Все это позволило мне почувствовать, что я возвращаюсь к цивилизации. Однако я знал, что у этого есть цена, которую мне придется заплатить, хотя не догадывался, в какой форме это произойдет.
Я наслаждался комфортной кроватью. После восьми дней на жестком ложе мои волосы стали как проволока, тело воняло, у меня отросла длинная неряшливая борода. Однако сейчас я снова лежал в нормальной постели. Сами сообщил мне, что с этого дня у меня будет только два надзирателя: он будет дежурить по ночам, а Осман — днем. Я сказал, что хотел бы увидеть свое лицо, и из соседней комнаты мне принесли осколок зеркала. Я попросил побрить меня, как меня брили в больнице. Сами сказал, что мне стоит подумать о том, чтобы оставить усы, поскольку мужчина должен быть с усами. «Ты же летчик, тебе положены усы!» — настаивал он.

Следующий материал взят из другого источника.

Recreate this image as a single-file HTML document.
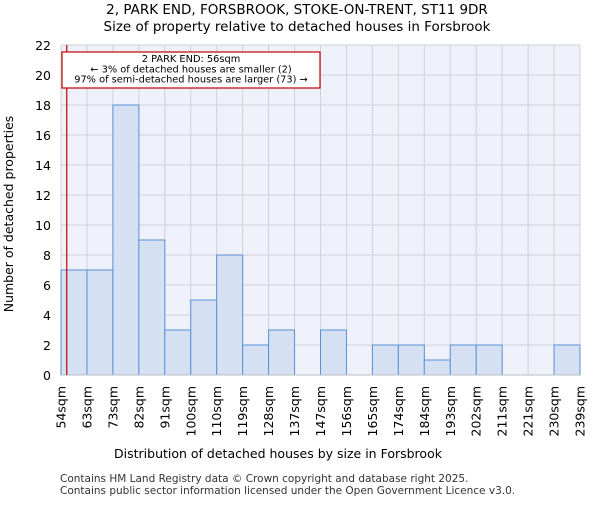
<!DOCTYPE html>
<html><head><meta charset="utf-8"><style>
body{margin:0;background:#fff;font-family:"Liberation Sans","DejaVu Sans",sans-serif;}
svg text{font-family:"DejaVu Sans","Liberation Sans",sans-serif;}
</style></head><body>
<svg id="c" width="600" height="500" viewBox="0 0 600 500">
<text x="297" y="14" text-anchor="middle" font-size="13.5">2, PARK END, FORSBROOK, STOKE-ON-TRENT, ST11 9DR</text>
<text x="297" y="31" text-anchor="middle" font-size="13.5">Size of property relative to detached houses in Forsbrook</text>
<rect x="61" y="45" width="519" height="330" fill="#eef1fa"/>
<g id="grid"></g><g id="bars"></g><g id="axes"></g>
<text x="278" y="458" text-anchor="middle" font-size="12.5">Distribution of detached houses by size in Forsbrook</text>
<text transform="translate(13,214) rotate(-90)" text-anchor="middle" font-size="12.5">Number of detached properties</text>
<text x="60" y="482" font-size="10.5" fill="#333">Contains HM Land Registry data © Crown copyright and database right 2025.</text>
<text x="60" y="494" font-size="10.5" fill="#333">Contains public sector information licensed under the Open Government Licence v3.0.</text>
</svg>
<script>
const labels=["54sqm","63sqm","73sqm","82sqm","91sqm","100sqm","110sqm","119sqm","128sqm","137sqm","147sqm","156sqm","165sqm","174sqm","184sqm","193sqm","202sqm","211sqm","221sqm","230sqm","239sqm"];
const counts=[7,7,18,9,3,5,8,2,3,0,3,0,2,2,1,2,2,0,0,2];
const yTicks=[0,2,4,6,8,10,12,14,16,18,20,22];
const propertySize=56;
const binEdges=[54,63,73,82,91,100,110,119,128,137,147,156,165,174,184,193,202,211,221,230,239];
const NS="http://www.w3.org/2000/svg";
const L=61,R=580,T=45,B=375,yMax=22;
const bw=(R-L)/counts.length;
const xp=i=>L+i*bw;
const yp=v=>B-v/yMax*(B-T);
function mk(p,tag,a){const e=document.createElementNS(NS,tag);for(const k in a)e.setAttribute(k,a[k]);p.appendChild(e);return e;}
const g=document.getElementById('grid'),b=document.getElementById('bars'),ax=document.getElementById('axes');
yTicks.forEach(v=>{
 const l=mk(g,'line',{x1:L,x2:R,y1:yp(v),y2:yp(v),stroke:'#cfd1d8','stroke-width':1});
 
 
 const t=mk(ax,'text',{x:L-10,y:yp(v)+5,'text-anchor':'end','font-size':12.5});
 t.textContent=v;
 
 
});
labels.forEach((s,i)=>{
 const l=mk(g,'line',{x1:xp(i),x2:xp(i),y1:T,y2:B,stroke:'#cfd1d8','stroke-width':1});
 
 
 const t=mk(ax,'text',{transform:`translate(${xp(i)+4.5},386) rotate(-90)`,'text-anchor':'end','font-size':12.5});
 t.textContent=s;
 
 
});
counts.forEach((v,i)=>{
 if(v<=0)return;
 const r=mk(b,'rect',{x:xp(i),y:yp(v),width:bw,height:B-yp(v),fill:'#d6e0f3',stroke:'#5b8fd6','stroke-width':1});
 
 
});
const bl=mk(ax,'line',{x1:L,x2:R,y1:B,y2:B,stroke:'#b8bcc6','stroke-width':1});


let bi=0;while(bi<binEdges.length-2&&propertySize>=binEdges[bi+1])bi++;
const mx=xp(bi)+(propertySize-binEdges[bi])/(binEdges[bi+1]-binEdges[bi])*bw;
const ml=mk(ax,'line',{x1:mx,x2:mx,y1:T,y2:B,stroke:'#c00000','stroke-width':1.2});


const box=mk(ax,'rect',{x:62,y:52,width:258,height:36,fill:'#fff',stroke:'#c00000','stroke-width':1.2});


["2 PARK END: 56sqm","← 3% of detached houses are smaller (2)","97% of semi-detached houses are larger (73) →"].forEach((s,i)=>{
 const t=mk(ax,'text',{x:191,y:62+i*10.3,'text-anchor':'middle','font-size':9.8});
 t.textContent=s;
 
 
});
</script>
</body></html>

У меня состоялся долгий разговор с самим собой, как следует понимать, что я сам, добровольно согласился на продолжение допроса. В результате я не мог заснуть почти до рассвета. Когда я проснулся, в комнате находился Осман. Завтрак оказался несколько более изысканным, чем обычно. На подносе стояла пластиковая тарелка, на которой, помимо питы и белого сыра, лежали маленький помидор и немного джема. Рядом с тарелкой стояла кружка с чаем — первый горячий (ОК, чуть теплый) напиток, который я не видел с того дня, как покинул госпиталь. Я ожидал, что допрос возобновится вечером, и нервничал в ожидании.
Какой капитан Гиора Ромм будет участвовать в этом допросе? Тот, которого я создал, попав в плен, или настоящий?
Впервые у меня появилась возможность пообщаться с Османом. Он казался менее интеллигентным, чем Сами, и, вне всяких сомнений, менее приятным. Его английский был самым минимальным. Однако понимая, что в его обществе мне предстоит провести много дней, пока я буду в этой комнате, мне нужно было понять его и обеспечить коммуникацию между нами. Он забрал поднос от завтрака и поинтересовался, все ли в порядке. Я сказал ему, что хотел бы продолжить мытье. Он спросил, как ко мне обращаться. Я ответил, что ему следует называть меня моим воинским званием капитан. « Naam уа kaptan !» ответил он по-арабски, — «Слушаюсь, капитан!»
В больнице ко мне тоже обращались «капитан», и я полагал, что из всех вариантов этот является наилучшим. Поэтому пока это было возможно, я настаивал на таком обращении. Вместе с Османом мы занимались моей гигиеной около двух часов, и я чувствовал, что готовлюсь к вечернему допросу, словно невеста к предстоящей свадьбе.
Осман открыл главную дверь комнаты (в левой стене) и ушел. Пока створки двери оставались открытыми, я смог бросить взгляд на широкий двор, куда она вела. Это был первый шанс восстановить связь с реальностью — двор, гравий, на небе светит солнце… Вид двора создал у меня ощущение, словно я вернулся в Египет из ссылки на далеком Чертовом острове [19] Чертов остров — один из трех островов архипелага Иль-дю-Салю, в 13 км от побережья Французской Гвианы. В 1895-99 годах на этом острове находился в заключении капитан французской армии еврей Альфред Дрейфус, ложно обвиненный в шпионаже.
. Но тут дверь закрылась, и я остался один прокручивать в голове множество разных сценариев; продолжения допроса.
Что они делали все это время? Пытались ли они установить, кто я такой на самом деле? Удалось ли им это? Ведь между тем, кто я есть на самом деле, и тем персонажем, которого я для них придумал, дистанция огромного размера.
После Шестидневной войны я стал лицом израильских ВВС. Мое имя и фотографии появились на страницах всех израильских газет и многих международных военных изданий. Мой отец получал удовольствие, коллекционируя газетные статьи, которые различные еврейские общины присылали ему из самых разных стран на всех мыслимых и немыслимых языках. Ведь именно я сбил в одном воздушном бою пять вражеских самолетов, три МиГа-21 и два МиГа-17. На языке военных летчиков всего мира пилота, сбившего пять вражеских самолетов, называют асом.
Я стал первым израильским асом.
Помимо опасений, что египтяне увидят во мне летного гения и попытаются выжать из меня информацию, которой я не обладал, я боялся, что стану заложником пропагандистской войны между двумя странами: «посмотрите на героя Шестидневной войны, беспомощно валяющегося на земле, после того как его сбили наши египетские ВВС».
Когда 4 июня 1967 года началась война, практически вся израильская авиация была брошена в атаку на египетские аэродромы. Для охраны нашей территории на земле было оставлено всего двенадцать перехватчиков, по две пары из каждой из трех эскадрилий «Миражей». Было неизбежно, что египетские самолеты попытаются нас остановить.